- The task
Identify every line containing the word "matplotlib" and reproduce each one.

- Source excerpt

+--

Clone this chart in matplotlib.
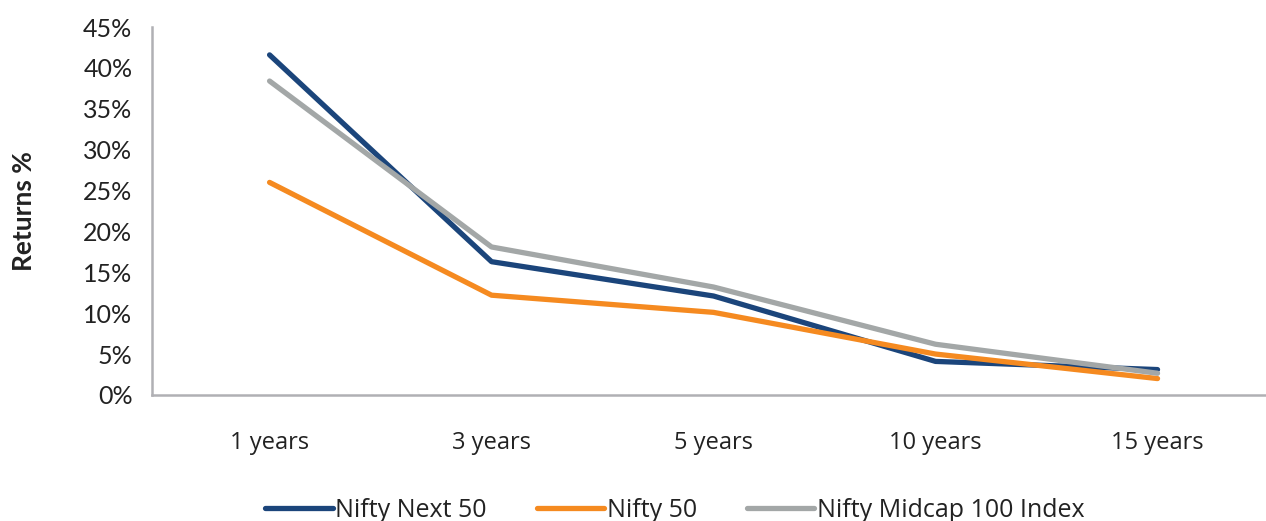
import matplotlib
matplotlib.use("Agg")
import matplotlib.pyplot as plt

periods = ["1 years", "3 years", "5 years", "10 years", "15 years"]
nifty_next50 = [41.6, 16.3, 12.1, 4.1, 3.1]
nifty50 = [26.0, 12.2, 10.1, 5.0, 2.0]
midcap100 = [38.4, 18.1, 13.2, 6.2, 2.65]
yticks = [0, 5, 10, 15, 20, 25, 30, 35, 40, 45]

plt.rcParams['font.family'] = ['Lato', 'DejaVu Sans']

fig = plt.figure(figsize=(12.66, 5.21), dpi=100)
ax = fig.add_axes([0.12, 0.242, 0.882, 0.706])

x = list(range(len(periods)))
ax.plot(x, nifty_next50, color="#1B457B", lw=3.8, label="Nifty Next 50", solid_capstyle="round")
ax.plot(x, nifty50, color="#F58A20", lw=3.8, label="Nifty 50", solid_capstyle="round")
ax.plot(x, midcap100, color="#A3A7A7", lw=3.8, label="Nifty Midcap 100 Index", solid_capstyle="round")

ax.set_xlim(-0.53, 4.5)
ax.set_ylim(0, 45)
ax.set_yticks(yticks)
ax.set_yticklabels([f"{v}%" for v in yticks], fontsize=18, color="#222222")
ax.set_xticks(x)
ax.set_xticklabels(periods, fontsize=17, color="#222222", family=['Open Sans', 'DejaVu Sans'])
ax.tick_params(axis="both", length=0)
ax.tick_params(axis="x", pad=26)
ax.tick_params(axis="y", pad=14)

for s in ["top", "right"]:
    ax.spines[s].set_visible(False)
for s in ["left", "bottom"]:
    ax.spines[s].set_color("#B0B0B4")
    ax.spines[s].set_linewidth(1.8)

ax.set_ylabel("Returns %", fontsize=19, fontweight="bold", color="#222222", labelpad=34)

leg = fig.legend(loc="lower center", bbox_to_anchor=(0.533, -0.047), ncol=3, frameon=False,
                 prop={'family': ['Open Sans', 'DejaVu Sans'], 'size': 18},
                 handlelength=2.7, handletextpad=0.1, columnspacing=2.0)
for t in leg.get_texts():
    t.set_color("#222222")

fig.savefig("out.png", dpi=100)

+--

- Reply to the exercise
Clone this chart in matplotlib.
import matplotlib
matplotlib.use("Agg")
import matplotlib.pyplot as plt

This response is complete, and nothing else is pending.